Quando questionada sobre situações desconfortáveis que passou por ser uma mulher que atua no mercado cervejeiro, Paula diz que sentiu esse preconceito de gênero ainda mais forte quando mudou para a Bélgica. “Quando comecei a trabalhar com a produção, senti um impacto maior. Aqui as pessoas sempre partiam do pressuposto que se eu trabalhava com cerveja era por influência do meu marido belga. Porém, o que aconteceu foi praticamente o oposto. Muitas vezes já entraram na cervejaria, me viram e perguntaram onde estava o chefe, sendo que eu sou a chefe também. Em feiras cervejeiras, já escutei muita coisa, também pelo fato de ser brasileira e ter estudado no Brasil, sendo que aqui é um país tradicional cervejeiro e o Brasil não, então muitas pessoas desvalorizam o meu conhecimento automaticamente”, explica.

Para a empreendedora, o maior desafio das mulheres no mercado cervejeiro é ter o respeito dos colegas e dos clientes. “Muitos clientes ainda acham que cerveja não é coisa de mulher, então não querem ouvir explicações de uma mulher, mas quando um homem explica eles ouvem com atenção.

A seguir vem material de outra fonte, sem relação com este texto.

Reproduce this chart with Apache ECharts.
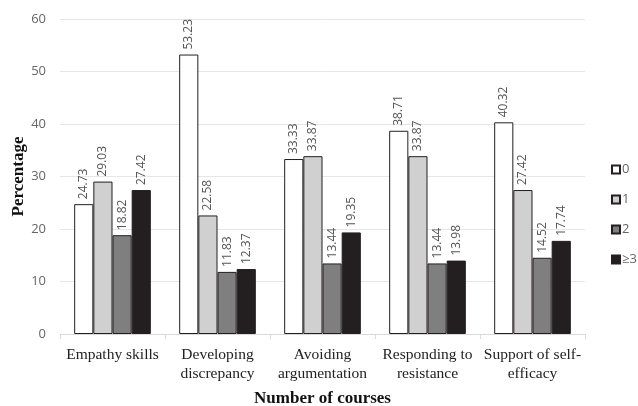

Infelizmente, muitas mulheres perguntam se tem alguma cerveja para elas, já que são mulheres. Como se isso implicasse em outro tipo de produto! Eu sempre explico que não existe isso. Homens e mulheres podem gostar de todo tipo de produto. Bebemos dos mesmo vinhos e comemos as mesmas comidas. Então, por quê com cerveja seria diferente?”, ressalta Paula.

Mudança de cenário

Para tornar o mercado mais inclusivo, a cofundadora da Cervejaria ATRIUM opta sempre por contratar mulheres em processos seletivos para produção. Além disso, no ano passado, lançou uma cerveja chamada Brava, feita especialmente para o Dia Internacional da Mulher. A cerveja escura, forte e bem lupulada, foi desenvolvida por mulheres que trabalham na cervejaria, com o objetivo de quebrar o paradigma de que mulheres só bebem coisas leves e frutadas. Esse ano, a bebida ganhou uma nova versão e será comercializada em uma edição limitada.

“No meio cervejeiro, infelizmente, em quase 10 anos de carreira trabalhei com muito mais homens do que mulheres. Mas, as coisas estão mudando! Eu vejo que a cada ano que passa parece que mais mulheres estão se envolvendo e pouco a pouco ganhando mais espaço no meio cervejeiro. Em países onde o movimento cervejeiro artesanal é mais recente parece haver uma disparidade menor, como na Itália, por exemplo. Eu acredito que essa transição vá acontecer aos poucos. Conforme as mulheres forem se interessando e vendo que já existem outras mulheres que trabalham com cerveja, elas se sentirão mais e mais acolhidas nesse meio. Minha dica para as mulheres que querem trabalhar na área é: Vá com tudo! Não ligue para comentários depreciativos. Pense que o problema está na cabeça de quem tem preconceito e não em você. Faça tudo que tiver vontade”, finaliza a cervejeira.